Plotting code records
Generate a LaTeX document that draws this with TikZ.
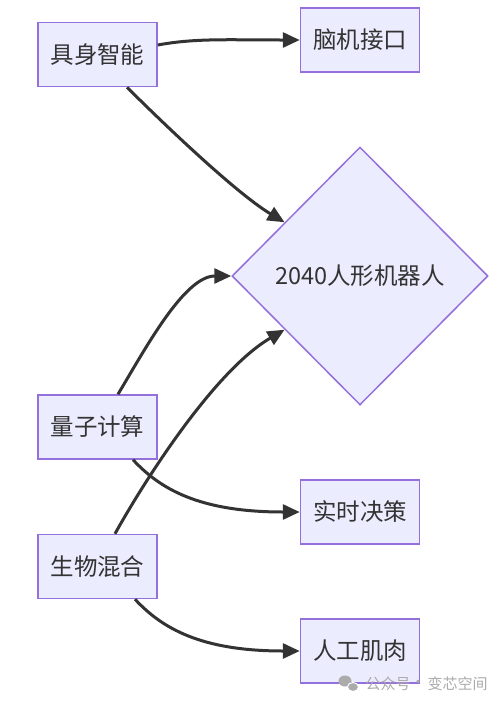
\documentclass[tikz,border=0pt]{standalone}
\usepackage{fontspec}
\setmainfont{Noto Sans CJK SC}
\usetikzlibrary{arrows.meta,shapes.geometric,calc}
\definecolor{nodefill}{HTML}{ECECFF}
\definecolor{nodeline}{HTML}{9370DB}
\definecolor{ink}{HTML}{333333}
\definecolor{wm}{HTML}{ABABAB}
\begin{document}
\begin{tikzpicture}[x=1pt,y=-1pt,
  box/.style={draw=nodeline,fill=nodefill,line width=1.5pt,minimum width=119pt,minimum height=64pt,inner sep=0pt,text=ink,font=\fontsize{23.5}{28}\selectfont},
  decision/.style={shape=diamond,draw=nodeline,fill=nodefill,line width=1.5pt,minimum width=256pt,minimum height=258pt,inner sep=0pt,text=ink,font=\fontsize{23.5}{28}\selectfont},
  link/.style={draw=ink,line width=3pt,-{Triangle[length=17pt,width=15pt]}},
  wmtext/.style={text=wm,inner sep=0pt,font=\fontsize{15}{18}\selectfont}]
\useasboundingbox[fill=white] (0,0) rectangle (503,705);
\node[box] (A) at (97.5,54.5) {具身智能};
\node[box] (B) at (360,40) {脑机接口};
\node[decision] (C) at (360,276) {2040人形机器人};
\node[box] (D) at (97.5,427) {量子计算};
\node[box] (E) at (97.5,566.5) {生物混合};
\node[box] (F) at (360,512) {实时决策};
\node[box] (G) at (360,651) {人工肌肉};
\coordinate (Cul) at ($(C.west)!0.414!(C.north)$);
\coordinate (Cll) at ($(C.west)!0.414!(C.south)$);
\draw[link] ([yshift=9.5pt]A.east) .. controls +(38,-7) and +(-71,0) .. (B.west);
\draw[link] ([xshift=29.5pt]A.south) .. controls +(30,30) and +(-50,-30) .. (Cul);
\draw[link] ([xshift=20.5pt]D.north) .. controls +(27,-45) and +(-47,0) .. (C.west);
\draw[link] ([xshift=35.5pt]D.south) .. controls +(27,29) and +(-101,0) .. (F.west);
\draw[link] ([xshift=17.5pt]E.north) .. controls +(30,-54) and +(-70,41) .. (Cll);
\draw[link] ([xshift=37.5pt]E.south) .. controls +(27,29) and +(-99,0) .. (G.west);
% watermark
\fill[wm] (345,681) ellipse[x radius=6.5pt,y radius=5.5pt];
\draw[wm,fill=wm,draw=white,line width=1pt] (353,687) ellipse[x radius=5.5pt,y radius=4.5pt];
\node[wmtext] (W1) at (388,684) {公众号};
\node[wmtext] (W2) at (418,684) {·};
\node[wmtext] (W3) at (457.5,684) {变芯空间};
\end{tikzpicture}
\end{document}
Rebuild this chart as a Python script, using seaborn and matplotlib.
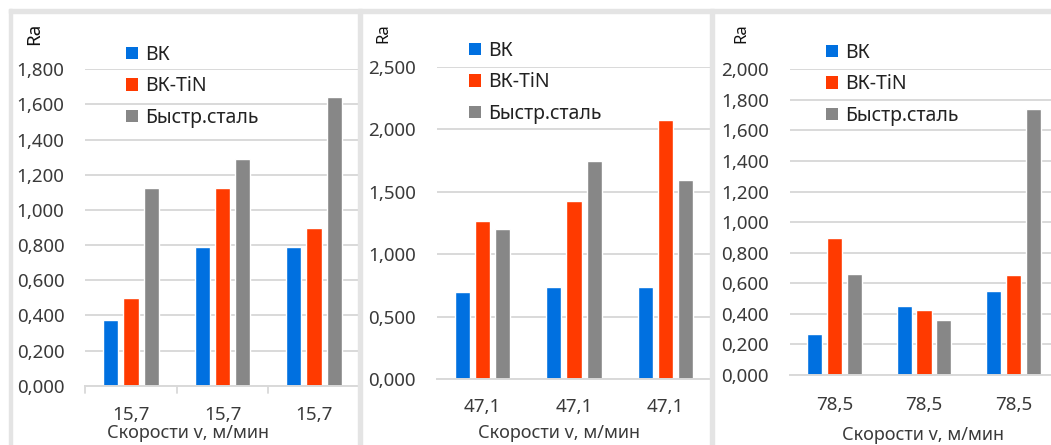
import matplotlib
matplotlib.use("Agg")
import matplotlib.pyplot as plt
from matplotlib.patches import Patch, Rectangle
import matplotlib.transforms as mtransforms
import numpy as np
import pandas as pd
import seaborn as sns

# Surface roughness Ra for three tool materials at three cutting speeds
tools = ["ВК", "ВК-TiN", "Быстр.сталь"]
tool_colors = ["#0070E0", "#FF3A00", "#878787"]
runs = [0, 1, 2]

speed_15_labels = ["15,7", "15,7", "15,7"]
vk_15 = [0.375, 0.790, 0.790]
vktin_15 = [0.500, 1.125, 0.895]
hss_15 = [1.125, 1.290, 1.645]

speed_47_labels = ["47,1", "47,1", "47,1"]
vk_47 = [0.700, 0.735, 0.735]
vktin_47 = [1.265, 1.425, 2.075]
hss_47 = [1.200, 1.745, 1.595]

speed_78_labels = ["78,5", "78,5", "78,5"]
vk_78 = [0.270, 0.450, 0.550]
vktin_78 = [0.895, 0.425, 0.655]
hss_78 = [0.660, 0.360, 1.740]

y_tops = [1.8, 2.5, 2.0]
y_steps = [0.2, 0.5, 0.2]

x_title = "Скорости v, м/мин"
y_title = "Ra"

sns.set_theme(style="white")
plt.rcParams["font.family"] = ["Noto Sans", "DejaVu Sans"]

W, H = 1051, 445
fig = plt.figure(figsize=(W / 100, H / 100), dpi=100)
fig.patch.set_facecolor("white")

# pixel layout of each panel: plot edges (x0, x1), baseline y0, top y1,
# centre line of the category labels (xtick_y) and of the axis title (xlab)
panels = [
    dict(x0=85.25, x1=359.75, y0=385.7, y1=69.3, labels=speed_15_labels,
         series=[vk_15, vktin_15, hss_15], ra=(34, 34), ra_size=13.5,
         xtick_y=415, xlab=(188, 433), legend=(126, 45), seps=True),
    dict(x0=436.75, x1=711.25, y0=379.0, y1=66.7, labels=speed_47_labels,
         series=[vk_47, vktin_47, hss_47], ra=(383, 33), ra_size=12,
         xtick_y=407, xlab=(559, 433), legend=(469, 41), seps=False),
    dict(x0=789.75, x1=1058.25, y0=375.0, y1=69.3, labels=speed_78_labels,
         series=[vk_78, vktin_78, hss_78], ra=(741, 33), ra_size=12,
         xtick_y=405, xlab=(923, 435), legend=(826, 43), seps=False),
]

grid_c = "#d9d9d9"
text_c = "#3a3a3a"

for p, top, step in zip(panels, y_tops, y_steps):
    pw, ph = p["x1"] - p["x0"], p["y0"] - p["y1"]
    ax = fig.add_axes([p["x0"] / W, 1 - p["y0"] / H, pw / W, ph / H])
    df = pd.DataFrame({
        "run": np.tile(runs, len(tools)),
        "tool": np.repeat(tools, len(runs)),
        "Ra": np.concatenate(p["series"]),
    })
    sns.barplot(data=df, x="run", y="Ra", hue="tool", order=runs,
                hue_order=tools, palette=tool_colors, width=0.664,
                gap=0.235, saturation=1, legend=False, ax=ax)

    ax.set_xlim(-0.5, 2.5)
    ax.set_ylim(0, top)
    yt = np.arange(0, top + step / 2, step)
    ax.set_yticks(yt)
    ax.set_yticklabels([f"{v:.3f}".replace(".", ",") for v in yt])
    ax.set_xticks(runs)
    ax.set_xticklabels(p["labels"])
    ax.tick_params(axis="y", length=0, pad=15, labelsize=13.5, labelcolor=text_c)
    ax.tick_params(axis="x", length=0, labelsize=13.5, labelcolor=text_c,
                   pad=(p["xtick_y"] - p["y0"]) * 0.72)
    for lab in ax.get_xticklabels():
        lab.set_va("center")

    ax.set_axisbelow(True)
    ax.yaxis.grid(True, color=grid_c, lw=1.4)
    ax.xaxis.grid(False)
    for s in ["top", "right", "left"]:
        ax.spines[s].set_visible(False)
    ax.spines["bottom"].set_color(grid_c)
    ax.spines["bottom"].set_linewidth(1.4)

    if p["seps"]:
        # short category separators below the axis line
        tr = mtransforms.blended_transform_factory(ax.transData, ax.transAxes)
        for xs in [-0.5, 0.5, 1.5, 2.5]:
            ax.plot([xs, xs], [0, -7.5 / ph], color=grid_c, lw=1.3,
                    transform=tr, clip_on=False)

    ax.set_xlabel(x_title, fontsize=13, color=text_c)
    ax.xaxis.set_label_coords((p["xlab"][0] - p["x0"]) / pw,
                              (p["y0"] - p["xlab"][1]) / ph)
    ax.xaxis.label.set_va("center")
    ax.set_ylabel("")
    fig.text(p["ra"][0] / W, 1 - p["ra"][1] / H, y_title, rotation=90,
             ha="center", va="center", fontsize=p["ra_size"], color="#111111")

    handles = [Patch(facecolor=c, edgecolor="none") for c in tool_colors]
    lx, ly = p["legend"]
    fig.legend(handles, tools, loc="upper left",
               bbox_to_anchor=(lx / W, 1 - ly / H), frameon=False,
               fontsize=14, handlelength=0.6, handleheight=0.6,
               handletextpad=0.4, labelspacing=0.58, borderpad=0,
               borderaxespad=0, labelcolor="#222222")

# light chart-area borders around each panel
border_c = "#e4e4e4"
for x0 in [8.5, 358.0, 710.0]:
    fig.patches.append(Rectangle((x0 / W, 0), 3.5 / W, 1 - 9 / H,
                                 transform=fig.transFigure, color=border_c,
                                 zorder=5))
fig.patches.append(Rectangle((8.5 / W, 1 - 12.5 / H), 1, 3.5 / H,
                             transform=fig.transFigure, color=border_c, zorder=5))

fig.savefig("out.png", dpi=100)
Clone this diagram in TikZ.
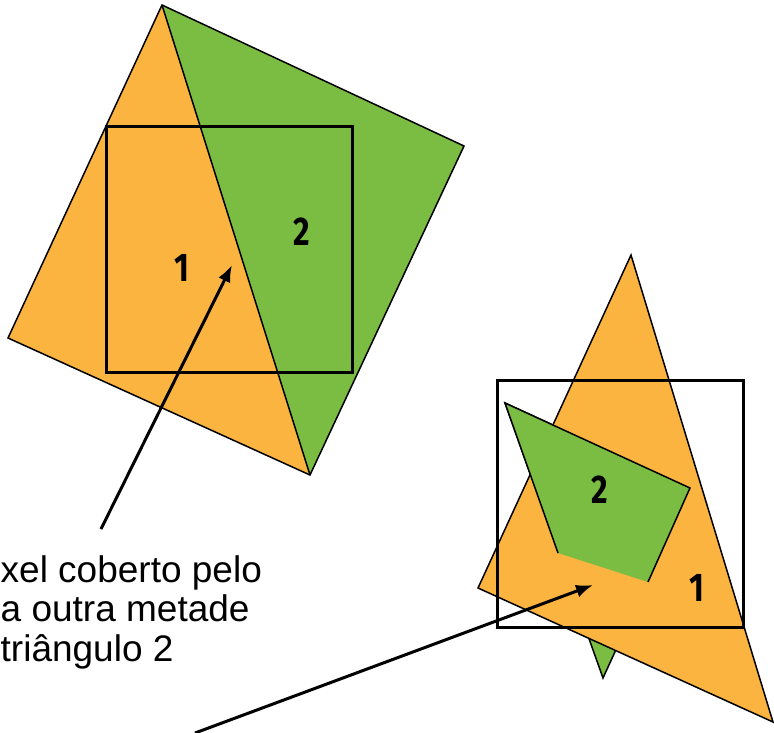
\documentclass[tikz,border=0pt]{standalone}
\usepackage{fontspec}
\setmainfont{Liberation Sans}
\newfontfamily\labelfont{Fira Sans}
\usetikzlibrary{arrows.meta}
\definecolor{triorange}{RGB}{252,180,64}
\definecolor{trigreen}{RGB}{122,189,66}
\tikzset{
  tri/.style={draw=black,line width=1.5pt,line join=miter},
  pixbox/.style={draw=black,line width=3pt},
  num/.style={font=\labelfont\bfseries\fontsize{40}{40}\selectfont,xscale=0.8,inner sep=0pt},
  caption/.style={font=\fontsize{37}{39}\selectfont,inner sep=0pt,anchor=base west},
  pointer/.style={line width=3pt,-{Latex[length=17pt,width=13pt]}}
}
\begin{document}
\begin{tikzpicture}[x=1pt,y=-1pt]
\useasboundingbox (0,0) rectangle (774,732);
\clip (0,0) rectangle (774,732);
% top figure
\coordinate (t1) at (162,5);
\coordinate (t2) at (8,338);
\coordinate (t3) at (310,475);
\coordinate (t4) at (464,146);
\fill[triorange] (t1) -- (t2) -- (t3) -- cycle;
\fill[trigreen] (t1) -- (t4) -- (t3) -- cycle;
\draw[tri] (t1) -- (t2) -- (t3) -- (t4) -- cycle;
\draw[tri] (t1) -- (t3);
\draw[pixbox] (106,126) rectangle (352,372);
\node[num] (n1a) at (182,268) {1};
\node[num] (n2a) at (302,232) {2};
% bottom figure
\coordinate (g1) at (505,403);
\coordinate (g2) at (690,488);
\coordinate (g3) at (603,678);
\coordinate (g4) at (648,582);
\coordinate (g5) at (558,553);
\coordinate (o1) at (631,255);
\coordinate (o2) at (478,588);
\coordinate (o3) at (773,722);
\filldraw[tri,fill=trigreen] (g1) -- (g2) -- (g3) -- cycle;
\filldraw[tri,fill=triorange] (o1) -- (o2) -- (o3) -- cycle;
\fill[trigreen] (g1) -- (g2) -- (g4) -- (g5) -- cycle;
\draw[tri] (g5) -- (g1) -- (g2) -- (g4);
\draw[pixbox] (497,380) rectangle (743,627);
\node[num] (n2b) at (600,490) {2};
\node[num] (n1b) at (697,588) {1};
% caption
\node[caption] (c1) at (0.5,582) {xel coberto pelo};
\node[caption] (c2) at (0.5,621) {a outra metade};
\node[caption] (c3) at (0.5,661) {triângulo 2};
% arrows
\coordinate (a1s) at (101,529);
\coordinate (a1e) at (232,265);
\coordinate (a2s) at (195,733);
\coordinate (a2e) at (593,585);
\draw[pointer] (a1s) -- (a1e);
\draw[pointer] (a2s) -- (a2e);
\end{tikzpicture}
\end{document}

EXERCISE: Without the pictures, give again only the lines beginning at the line that contains "Rebuild this chart" and stopping after the line that contains "runs = [0, 1, 2]", exactly as written.

RESULT OF THE TASK:
Rebuild this chart as a Python script, using seaborn and matplotlib.
import matplotlib
matplotlib.use("Agg")
import matplotlib.pyplot as plt
from matplotlib.patches import Patch, Rectangle
import matplotlib.transforms as mtransforms
import numpy as np
import pandas as pd
import seaborn as sns

# Surface roughness Ra for three tool materials at three cutting speeds
tools = ["ВК", "ВК-TiN", "Быстр.сталь"]
tool_colors = ["#0070E0", "#FF3A00", "#878787"]
runs = [0, 1, 2]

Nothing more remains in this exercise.